▶ DIRECTION: Leave out the pictures and reproduce all of the data exactly.

** start DATA BLOCK **

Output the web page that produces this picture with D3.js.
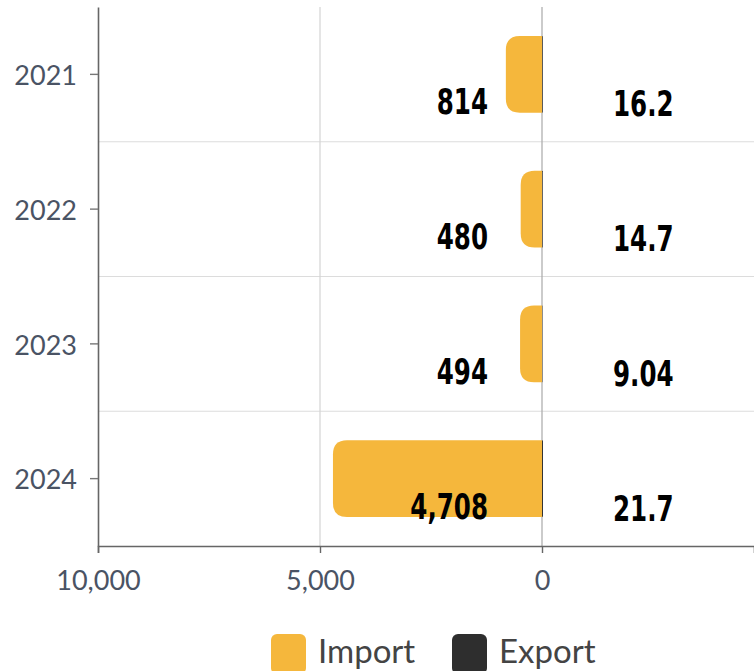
<!DOCTYPE html>
<html>
<head>
    <script src="https://d3js.org/d3.v7.min.js"></script>
    <style>
        html, body { margin: 0; padding: 0; background: #fff; overflow: hidden; }
        svg { display: block; }
    </style>
</head>
<body>
<div id="chart"></div>
<script>
    // chart data
    const years = ["2021", "2022", "2023", "2024"];
    const importValues = [814, 480, 494, 4708];
    const exportValues = [16.2, 14.7, 9.04, 21.7];
    const xTicks = [-10000, -5000, 0];
    const seriesNames = ["Import", "Export"];
    const seriesColors = ["#f5b73c", "#2e2e2e"];

    const width = 754, height = 671;
    const plotLeft = 98, plotRight = 754, plotTop = 7, plotBottom = 546;

    const svg = d3.select("#chart").append("svg")
        .attr("width", width)
        .attr("height", height);

    // import goes to the left (negative), export to the right
    const x = d3.scaleLinear()
        .domain([-10000, 10000 * (plotRight - 542) / 444])
        .range([plotLeft, plotRight]);

    const y = d3.scaleBand()
        .domain(years)
        .range([plotTop, plotBottom])
        .paddingInner(0.43)
        .paddingOuter(0.215);

    const yBand = d3.scaleBand().domain(years).range([plotTop, plotBottom]);

    // horizontal separators between years
    svg.selectAll(".sep")
        .data(years.slice(1))
        .enter().append("line")
        .attr("x1", plotLeft).attr("x2", plotRight)
        .attr("y1", d => yBand(d)).attr("y2", d => yBand(d))
        .attr("stroke", "#dcdcdc").attr("stroke-width", 1.2);

    // vertical gridlines
    svg.selectAll(".vgrid")
        .data(xTicks.filter(d => d > -10000))
        .enter().append("line")
        .attr("x1", d => x(d)).attr("x2", d => x(d))
        .attr("y1", plotTop).attr("y2", plotBottom)
        .attr("stroke", d => d === 0 ? "#a8a8a8" : "#d4d4d4")
        .attr("stroke-width", 1.2);

    // bars with rounded outer corners
    function leftRounded(x0, x1, y0, h, r) {
        r = Math.min(r, (x1 - x0), h / 2);
        return `M${x1},${y0} L${x0 + r},${y0} Q${x0},${y0} ${x0},${y0 + r} ` +
               `L${x0},${y0 + h - r} Q${x0},${y0 + h} ${x0 + r},${y0 + h} L${x1},${y0 + h} Z`;
    }
    function rightRounded(x0, x1, y0, h, r) {
        r = Math.min(r, (x1 - x0), h / 2);
        return `M${x0},${y0} L${x1 - r},${y0} Q${x1},${y0} ${x1},${y0 + r} ` +
               `L${x1},${y0 + h - r} Q${x1},${y0 + h} ${x1 - r},${y0 + h} L${x0},${y0 + h} Z`;
    }

    svg.selectAll(".imp")
        .data(years)
        .enter().append("path")
        .attr("d", (d, i) => leftRounded(x(-importValues[i]), x(0), y(d), y.bandwidth(), 14))
        .attr("fill", seriesColors[0]);

    svg.selectAll(".exp")
        .data(years)
        .enter().append("path")
        .attr("d", (d, i) => rightRounded(x(0), x(exportValues[i]), y(d), y.bandwidth(), 14))
        .attr("fill", seriesColors[1]);

    // value labels (narrow bold look: squeeze condensed font horizontally)
    const fmt = d3.format(",");
    const labelFont = "'DejaVu Sans Condensed', 'DejaVu Sans', sans-serif";
    const squeeze = 0.78;

    svg.selectAll(".impLabel")
        .data(years)
        .enter().append("text")
        .attr("transform", d => `translate(${x(0) - 54},${yBand(d) + yBand.bandwidth() / 2 + 40}) scale(${squeeze},1)`)
        .attr("text-anchor", "end")
        .style("font-family", labelFont)
        .style("font-weight", "bold")
        .style("font-size", "35px")
        .attr("fill", "#000")
        .text((d, i) => fmt(importValues[i]));

    svg.selectAll(".expLabel")
        .data(years)
        .enter().append("text")
        .attr("transform", d => `translate(${x(0) + 71},${yBand(d) + yBand.bandwidth() / 2 + 42}) scale(${squeeze},1)`)
        .attr("text-anchor", "start")
        .style("font-family", labelFont)
        .style("font-weight", "bold")
        .style("font-size", "35px")
        .attr("fill", "#000")
        .text((d, i) => exportValues[i]);

    // axes
    const xAxis = svg.append("g")
        .attr("transform", `translate(0,${plotBottom})`)
        .call(d3.axisBottom(x).tickValues(xTicks).tickSize(7).tickPadding(18)
            .tickFormat(d => fmt(Math.abs(d))));
    xAxis.select(".domain").attr("stroke", "#666").attr("stroke-width", 1.6);
    xAxis.selectAll(".tick line").attr("stroke", "#666").attr("stroke-width", 1.4);
    xAxis.selectAll("text")
        .style("font-family", "Lato, sans-serif")
        .style("font-size", "27px")
        .attr("fill", "#4a5364");

    const yAxis = svg.append("g")
        .attr("transform", `translate(${plotLeft},0)`)
        .call(d3.axisLeft(yBand).tickSize(8).tickPadding(13).tickSizeOuter(0));
    yAxis.select(".domain").attr("stroke", "#666").attr("stroke-width", 1.6);
    yAxis.selectAll(".tick line").attr("stroke", "#777").attr("stroke-width", 1.4);
    yAxis.selectAll("text")
        .attr("dy", "0.4em")
        .style("font-family", "Lato, sans-serif")
        .style("font-size", "27px")
        .attr("fill", "#4a5364");

    // legend
    const legendX = [271, 452];
    const legend = svg.selectAll(".legend")
        .data(seriesNames)
        .enter().append("g")
        .attr("transform", (d, i) => `translate(${legendX[i]},634)`);
    legend.append("rect")
        .attr("width", 35).attr("height", 40)
        .attr("rx", 6)
        .attr("fill", (d, i) => seriesColors[i]);
    legend.append("text")
        .attr("x", 47).attr("y", 29)
        .style("font-family", "Lato, sans-serif")
        .style("font-size", "33px")
        .attr("fill", "#444")
        .text(d => d);
</script>
</body>
</html>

** end DATA BLOCK **

▶ COMPLETED EXERCISE:
Output the web page that produces this picture with D3.js.
<!DOCTYPE html>
<html>
<head>
    <script src="https://d3js.org/d3.v7.min.js"></script>
    <style>
        html, body { margin: 0; padding: 0; background: #fff; overflow: hidden; }
        svg { display: block; }
    </style>
</head>
<body>
<div id="chart"></div>
<script>
    // chart data
    const years = ["2021", "2022", "2023", "2024"];
    const importValues = [814, 480, 494, 4708];
    const exportValues = [16.2, 14.7, 9.04, 21.7];
    const xTicks = [-10000, -5000, 0];
    const seriesNames = ["Import", "Export"];
    const seriesColors = ["#f5b73c", "#2e2e2e"];

    const width = 754, height = 671;
    const plotLeft = 98, plotRight = 754, plotTop = 7, plotBottom = 546;

    const svg = d3.select("#chart").append("svg")
        .attr("width", width)
        .attr("height", height);

    // import goes to the left (negative), export to the right
    const x = d3.scaleLinear()
        .domain([-10000, 10000 * (plotRight - 542) / 444])
        .range([plotLeft, plotRight]);

    const y = d3.scaleBand()
        .domain(years)
        .range([plotTop, plotBottom])
        .paddingInner(0.43)
        .paddingOuter(0.215);

    const yBand = d3.scaleBand().domain(years).range([plotTop, plotBottom]);

    // horizontal separators between years
    svg.selectAll(".sep")
        .data(years.slice(1))
        .enter().append("line")
        .attr("x1", plotLeft).attr("x2", plotRight)
        .attr("y1", d => yBand(d)).attr("y2", d => yBand(d))
        .attr("stroke", "#dcdcdc").attr("stroke-width", 1.2);

    // vertical gridlines
    svg.selectAll(".vgrid")
        .data(xTicks.filter(d => d > -10000))
        .enter().append("line")
        .attr("x1", d => x(d)).attr("x2", d => x(d))
        .attr("y1", plotTop).attr("y2", plotBottom)
        .attr("stroke", d => d === 0 ? "#a8a8a8" : "#d4d4d4")
        .attr("stroke-width", 1.2);

    // bars with rounded outer corners
    function leftRounded(x0, x1, y0, h, r) {
        r = Math.min(r, (x1 - x0), h / 2);
        return `M${x1},${y0} L${x0 + r},${y0} Q${x0},${y0} ${x0},${y0 + r} ` +
               `L${x0},${y0 + h - r} Q${x0},${y0 + h} ${x0 + r},${y0 + h} L${x1},${y0 + h} Z`;
    }
    function rightRounded(x0, x1, y0, h, r) {
        r = Math.min(r, (x1 - x0), h / 2);
        return `M${x0},${y0} L${x1 - r},${y0} Q${x1},${y0} ${x1},${y0 + r} ` +
               `L${x1},${y0 + h - r} Q${x1},${y0 + h} ${x1 - r},${y0 + h} L${x0},${y0 + h} Z`;
    }

    svg.selectAll(".imp")
        .data(years)
        .enter().append("path")
        .attr("d", (d, i) => leftRounded(x(-importValues[i]), x(0), y(d), y.bandwidth(), 14))
        .attr("fill", seriesColors[0]);

    svg.selectAll(".exp")
        .data(years)
        .enter().append("path")
        .attr("d", (d, i) => rightRounded(x(0), x(exportValues[i]), y(d), y.bandwidth(), 14))
        .attr("fill", seriesColors[1]);

    // value labels (narrow bold look: squeeze condensed font horizontally)
    const fmt = d3.format(",");
    const labelFont = "'DejaVu Sans Condensed', 'DejaVu Sans', sans-serif";
    const squeeze = 0.78;

    svg.selectAll(".impLabel")
        .data(years)
        .enter().append("text")
        .attr("transform", d => `translate(${x(0) - 54},${yBand(d) + yBand.bandwidth() / 2 + 40}) scale(${squeeze},1)`)
        .attr("text-anchor", "end")
        .style("font-family", labelFont)
        .style("font-weight", "bold")
        .style("font-size", "35px")
        .attr("fill", "#000")
        .text((d, i) => fmt(importValues[i]));

    svg.selectAll(".expLabel")
        .data(years)
        .enter().append("text")
        .attr("transform", d => `translate(${x(0) + 71},${yBand(d) + yBand.bandwidth() / 2 + 42}) scale(${squeeze},1)`)
        .attr("text-anchor", "start")
        .style("font-family", labelFont)
        .style("font-weight", "bold")
        .style("font-size", "35px")
        .attr("fill", "#000")
        .text((d, i) => exportValues[i]);

    // axes
    const xAxis = svg.append("g")
        .attr("transform", `translate(0,${plotBottom})`)
        .call(d3.axisBottom(x).tickValues(xTicks).tickSize(7).tickPadding(18)
            .tickFormat(d => fmt(Math.abs(d))));
    xAxis.select(".domain").attr("stroke", "#666").attr("stroke-width", 1.6);
    xAxis.selectAll(".tick line").attr("stroke", "#666").attr("stroke-width", 1.4);
    xAxis.selectAll("text")
        .style("font-family", "Lato, sans-serif")
        .style("font-size", "27px")
        .attr("fill", "#4a5364");

    const yAxis = svg.append("g")
        .attr("transform", `translate(${plotLeft},0)`)
        .call(d3.axisLeft(yBand).tickSize(8).tickPadding(13).tickSizeOuter(0));
    yAxis.select(".domain").attr("stroke", "#666").attr("stroke-width", 1.6);
    yAxis.selectAll(".tick line").attr("stroke", "#777").attr("stroke-width", 1.4);
    yAxis.selectAll("text")
        .attr("dy", "0.4em")
        .style("font-family", "Lato, sans-serif")
        .style("font-size", "27px")
        .attr("fill", "#4a5364");

    // legend
    const legendX = [271, 452];
    const legend = svg.selectAll(".legend")
        .data(seriesNames)
        .enter().append("g")
        .attr("transform", (d, i) => `translate(${legendX[i]},634)`);
    legend.append("rect")
        .attr("width", 35).attr("height", 40)
        .attr("rx", 6)
        .attr("fill", (d, i) => seriesColors[i]);
    legend.append("text")
        .attr("x", 47).attr("y", 29)
        .style("font-family", "Lato, sans-serif")
        .style("font-size", "33px")
        .attr("fill", "#444")
        .text(d => d);
</script>
</body>
</html>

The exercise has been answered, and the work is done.